__DATA__.
++++++
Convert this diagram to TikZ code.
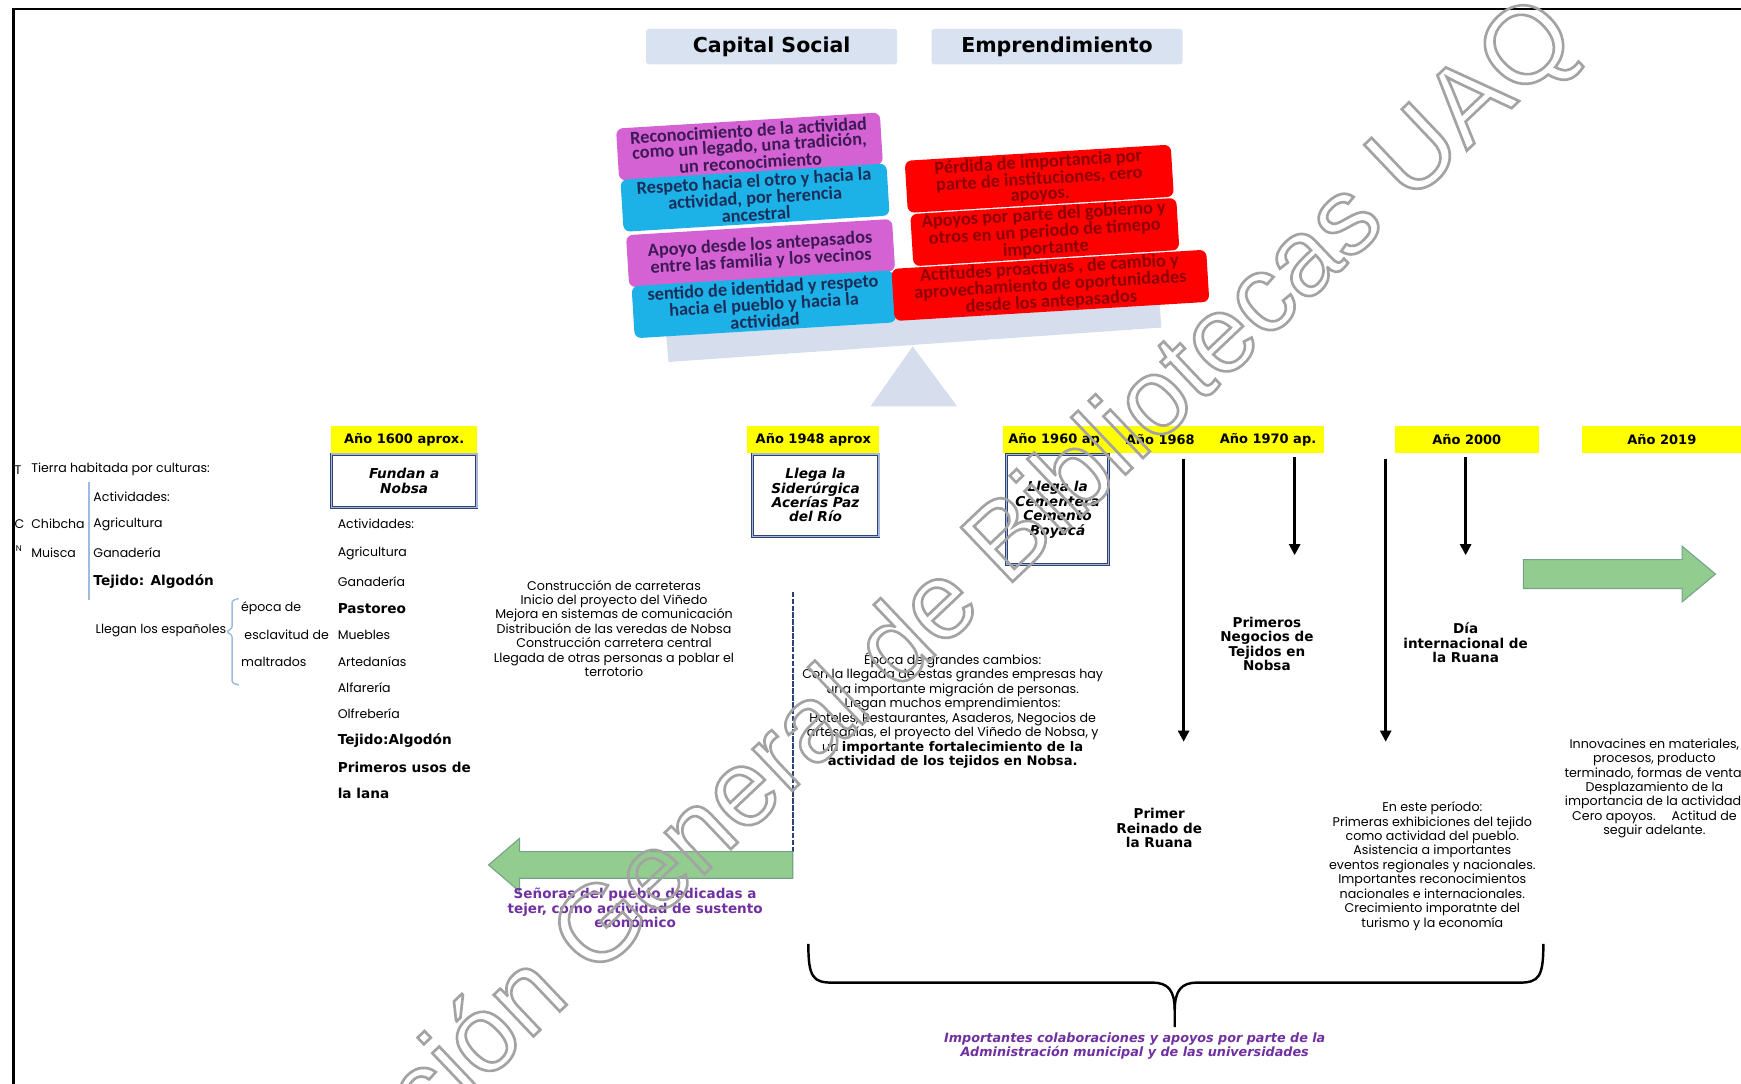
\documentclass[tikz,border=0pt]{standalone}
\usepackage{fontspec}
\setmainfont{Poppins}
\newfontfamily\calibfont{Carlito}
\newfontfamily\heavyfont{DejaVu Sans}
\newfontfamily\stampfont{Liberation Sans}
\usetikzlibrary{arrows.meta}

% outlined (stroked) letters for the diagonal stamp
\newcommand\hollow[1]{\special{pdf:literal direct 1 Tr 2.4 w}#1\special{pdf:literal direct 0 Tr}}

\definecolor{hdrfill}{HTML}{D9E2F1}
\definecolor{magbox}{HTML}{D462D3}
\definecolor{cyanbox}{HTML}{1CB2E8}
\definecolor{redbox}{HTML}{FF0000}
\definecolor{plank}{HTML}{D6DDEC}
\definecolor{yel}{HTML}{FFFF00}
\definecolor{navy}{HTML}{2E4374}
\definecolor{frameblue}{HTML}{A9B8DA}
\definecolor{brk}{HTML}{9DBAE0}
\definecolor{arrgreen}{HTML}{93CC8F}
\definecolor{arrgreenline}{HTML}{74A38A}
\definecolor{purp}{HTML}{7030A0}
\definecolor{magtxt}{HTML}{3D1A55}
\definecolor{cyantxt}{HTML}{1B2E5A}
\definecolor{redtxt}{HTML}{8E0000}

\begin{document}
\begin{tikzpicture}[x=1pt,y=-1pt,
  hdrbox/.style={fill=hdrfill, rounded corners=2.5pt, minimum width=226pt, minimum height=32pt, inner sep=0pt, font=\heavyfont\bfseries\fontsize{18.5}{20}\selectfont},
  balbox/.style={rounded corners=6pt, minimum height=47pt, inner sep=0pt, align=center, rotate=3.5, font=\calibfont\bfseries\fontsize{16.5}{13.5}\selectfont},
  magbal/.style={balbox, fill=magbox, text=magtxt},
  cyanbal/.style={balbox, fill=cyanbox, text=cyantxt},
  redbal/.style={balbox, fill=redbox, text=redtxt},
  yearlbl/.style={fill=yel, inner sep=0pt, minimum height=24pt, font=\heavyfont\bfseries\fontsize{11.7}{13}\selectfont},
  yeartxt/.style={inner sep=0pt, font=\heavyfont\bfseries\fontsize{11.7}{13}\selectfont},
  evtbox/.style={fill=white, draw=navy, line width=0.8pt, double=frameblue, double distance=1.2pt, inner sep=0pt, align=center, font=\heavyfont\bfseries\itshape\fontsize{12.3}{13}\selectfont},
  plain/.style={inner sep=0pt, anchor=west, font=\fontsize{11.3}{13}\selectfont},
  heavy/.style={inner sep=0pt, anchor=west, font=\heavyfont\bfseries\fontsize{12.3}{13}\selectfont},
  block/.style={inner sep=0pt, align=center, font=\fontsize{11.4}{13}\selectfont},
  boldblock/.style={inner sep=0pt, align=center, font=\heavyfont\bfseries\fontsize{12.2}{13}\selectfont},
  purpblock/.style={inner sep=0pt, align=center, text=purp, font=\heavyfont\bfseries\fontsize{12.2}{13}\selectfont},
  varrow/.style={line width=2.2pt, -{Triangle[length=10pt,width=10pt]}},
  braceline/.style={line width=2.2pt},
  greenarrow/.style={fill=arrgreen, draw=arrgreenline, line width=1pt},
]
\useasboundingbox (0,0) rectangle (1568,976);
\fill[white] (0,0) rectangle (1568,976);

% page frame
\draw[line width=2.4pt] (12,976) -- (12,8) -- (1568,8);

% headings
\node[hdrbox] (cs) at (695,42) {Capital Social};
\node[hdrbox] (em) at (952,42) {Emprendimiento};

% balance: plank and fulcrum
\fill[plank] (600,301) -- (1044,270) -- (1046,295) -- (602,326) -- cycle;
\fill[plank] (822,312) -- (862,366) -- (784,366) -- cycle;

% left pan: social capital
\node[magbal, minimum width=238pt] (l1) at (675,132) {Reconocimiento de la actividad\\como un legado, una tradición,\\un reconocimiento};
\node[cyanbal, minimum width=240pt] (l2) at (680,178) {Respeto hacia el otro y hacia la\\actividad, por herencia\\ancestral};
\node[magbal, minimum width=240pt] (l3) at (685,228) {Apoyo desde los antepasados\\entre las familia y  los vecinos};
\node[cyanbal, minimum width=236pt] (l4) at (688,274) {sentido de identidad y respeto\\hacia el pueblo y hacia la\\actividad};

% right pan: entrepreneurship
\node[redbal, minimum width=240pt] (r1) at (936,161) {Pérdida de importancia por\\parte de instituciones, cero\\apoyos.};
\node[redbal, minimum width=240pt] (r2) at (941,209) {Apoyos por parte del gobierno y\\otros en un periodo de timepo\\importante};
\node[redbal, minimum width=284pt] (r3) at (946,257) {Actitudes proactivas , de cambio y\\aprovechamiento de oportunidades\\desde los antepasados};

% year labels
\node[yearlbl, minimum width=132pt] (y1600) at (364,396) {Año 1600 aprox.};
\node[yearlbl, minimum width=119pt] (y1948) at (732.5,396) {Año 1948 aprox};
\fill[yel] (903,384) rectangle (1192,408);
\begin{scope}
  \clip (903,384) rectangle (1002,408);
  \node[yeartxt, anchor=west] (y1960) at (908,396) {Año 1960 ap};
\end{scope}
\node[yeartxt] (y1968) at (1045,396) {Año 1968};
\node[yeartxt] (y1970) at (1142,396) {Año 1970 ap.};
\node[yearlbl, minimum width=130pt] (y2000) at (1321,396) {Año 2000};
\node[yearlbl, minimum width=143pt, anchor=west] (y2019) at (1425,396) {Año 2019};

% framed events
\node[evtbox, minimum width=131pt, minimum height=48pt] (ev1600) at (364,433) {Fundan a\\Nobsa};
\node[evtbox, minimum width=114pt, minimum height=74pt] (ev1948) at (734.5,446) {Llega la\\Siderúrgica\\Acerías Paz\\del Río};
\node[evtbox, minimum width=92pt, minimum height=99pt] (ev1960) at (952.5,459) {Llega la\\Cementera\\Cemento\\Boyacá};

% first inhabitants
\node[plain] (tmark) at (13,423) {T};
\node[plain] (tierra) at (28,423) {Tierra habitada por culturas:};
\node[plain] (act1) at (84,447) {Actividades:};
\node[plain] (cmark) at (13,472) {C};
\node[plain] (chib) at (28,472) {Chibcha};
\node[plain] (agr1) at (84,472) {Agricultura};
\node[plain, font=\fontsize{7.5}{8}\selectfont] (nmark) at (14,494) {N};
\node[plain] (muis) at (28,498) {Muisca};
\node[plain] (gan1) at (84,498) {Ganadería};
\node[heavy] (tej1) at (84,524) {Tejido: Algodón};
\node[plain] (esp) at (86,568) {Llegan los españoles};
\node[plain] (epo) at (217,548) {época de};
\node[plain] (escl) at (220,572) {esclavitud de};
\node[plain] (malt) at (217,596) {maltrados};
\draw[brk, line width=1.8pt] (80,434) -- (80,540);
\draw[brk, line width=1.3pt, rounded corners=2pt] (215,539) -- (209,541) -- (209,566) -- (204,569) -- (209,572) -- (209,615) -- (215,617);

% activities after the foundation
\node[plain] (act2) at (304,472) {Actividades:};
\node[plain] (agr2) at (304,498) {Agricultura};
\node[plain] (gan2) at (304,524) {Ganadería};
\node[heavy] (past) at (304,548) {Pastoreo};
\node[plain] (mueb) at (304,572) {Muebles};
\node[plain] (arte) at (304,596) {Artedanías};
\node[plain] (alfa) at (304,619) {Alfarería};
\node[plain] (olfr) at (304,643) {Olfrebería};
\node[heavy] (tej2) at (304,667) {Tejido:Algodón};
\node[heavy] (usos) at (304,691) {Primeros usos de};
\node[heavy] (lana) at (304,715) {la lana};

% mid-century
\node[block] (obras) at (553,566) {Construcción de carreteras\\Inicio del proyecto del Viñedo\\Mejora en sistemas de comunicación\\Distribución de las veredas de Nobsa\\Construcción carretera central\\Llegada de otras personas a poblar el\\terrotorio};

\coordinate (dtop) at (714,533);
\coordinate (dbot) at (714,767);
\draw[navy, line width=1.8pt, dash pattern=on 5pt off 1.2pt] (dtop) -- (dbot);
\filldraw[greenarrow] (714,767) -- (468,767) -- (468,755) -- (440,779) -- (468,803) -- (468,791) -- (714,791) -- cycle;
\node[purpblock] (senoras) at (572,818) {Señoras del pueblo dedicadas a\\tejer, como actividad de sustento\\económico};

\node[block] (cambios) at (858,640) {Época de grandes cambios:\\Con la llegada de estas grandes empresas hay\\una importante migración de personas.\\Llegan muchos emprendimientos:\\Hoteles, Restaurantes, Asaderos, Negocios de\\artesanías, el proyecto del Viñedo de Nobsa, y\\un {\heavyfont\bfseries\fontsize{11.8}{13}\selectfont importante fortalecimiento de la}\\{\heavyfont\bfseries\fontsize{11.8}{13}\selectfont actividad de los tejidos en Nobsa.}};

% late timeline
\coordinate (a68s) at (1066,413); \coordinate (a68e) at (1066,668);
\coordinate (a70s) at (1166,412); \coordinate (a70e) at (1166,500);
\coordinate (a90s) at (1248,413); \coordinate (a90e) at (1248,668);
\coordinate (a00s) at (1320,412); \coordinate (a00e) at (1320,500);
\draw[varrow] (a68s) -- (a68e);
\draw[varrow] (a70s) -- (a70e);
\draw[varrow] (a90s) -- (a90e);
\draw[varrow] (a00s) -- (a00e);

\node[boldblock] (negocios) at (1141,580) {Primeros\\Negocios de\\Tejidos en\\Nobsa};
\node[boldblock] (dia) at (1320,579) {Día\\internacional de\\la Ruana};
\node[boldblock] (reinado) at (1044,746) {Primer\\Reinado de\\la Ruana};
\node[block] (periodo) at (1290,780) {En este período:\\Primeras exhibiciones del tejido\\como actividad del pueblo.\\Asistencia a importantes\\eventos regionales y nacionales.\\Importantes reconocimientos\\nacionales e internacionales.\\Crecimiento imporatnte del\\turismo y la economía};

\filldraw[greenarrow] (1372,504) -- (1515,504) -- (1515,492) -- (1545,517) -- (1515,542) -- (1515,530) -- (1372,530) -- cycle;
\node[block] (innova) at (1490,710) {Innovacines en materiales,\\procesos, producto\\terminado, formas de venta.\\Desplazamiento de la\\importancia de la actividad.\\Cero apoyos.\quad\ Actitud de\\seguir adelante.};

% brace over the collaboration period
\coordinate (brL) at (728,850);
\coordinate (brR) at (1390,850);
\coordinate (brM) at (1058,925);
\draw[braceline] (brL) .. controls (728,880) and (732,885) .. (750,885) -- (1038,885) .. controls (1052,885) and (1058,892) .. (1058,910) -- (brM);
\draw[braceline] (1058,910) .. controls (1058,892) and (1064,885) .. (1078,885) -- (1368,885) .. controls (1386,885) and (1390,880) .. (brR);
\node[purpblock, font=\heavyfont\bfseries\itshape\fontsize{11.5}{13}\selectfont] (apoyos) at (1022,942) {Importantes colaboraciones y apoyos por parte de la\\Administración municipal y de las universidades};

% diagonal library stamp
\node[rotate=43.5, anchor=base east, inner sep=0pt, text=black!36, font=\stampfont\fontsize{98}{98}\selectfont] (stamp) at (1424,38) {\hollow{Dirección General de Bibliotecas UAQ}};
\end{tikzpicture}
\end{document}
++++++
__PROBLEM__. Transcribe the opening line of the listing above, please, and every line after it through the line with "direct 1 Tr", word for word, without pictures.

__SOLVED EXERCISE__.
Convert this diagram to TikZ code.
\documentclass[tikz,border=0pt]{standalone}
\usepackage{fontspec}
\setmainfont{Poppins}
\newfontfamily\calibfont{Carlito}
\newfontfamily\heavyfont{DejaVu Sans}
\newfontfamily\stampfont{Liberation Sans}
\usetikzlibrary{arrows.meta}

% outlined (stroked) letters for the diagonal stamp
\newcommand\hollow[1]{\special{pdf:literal direct 1 Tr 2.4 w}#1\special{pdf:literal direct 0 Tr}}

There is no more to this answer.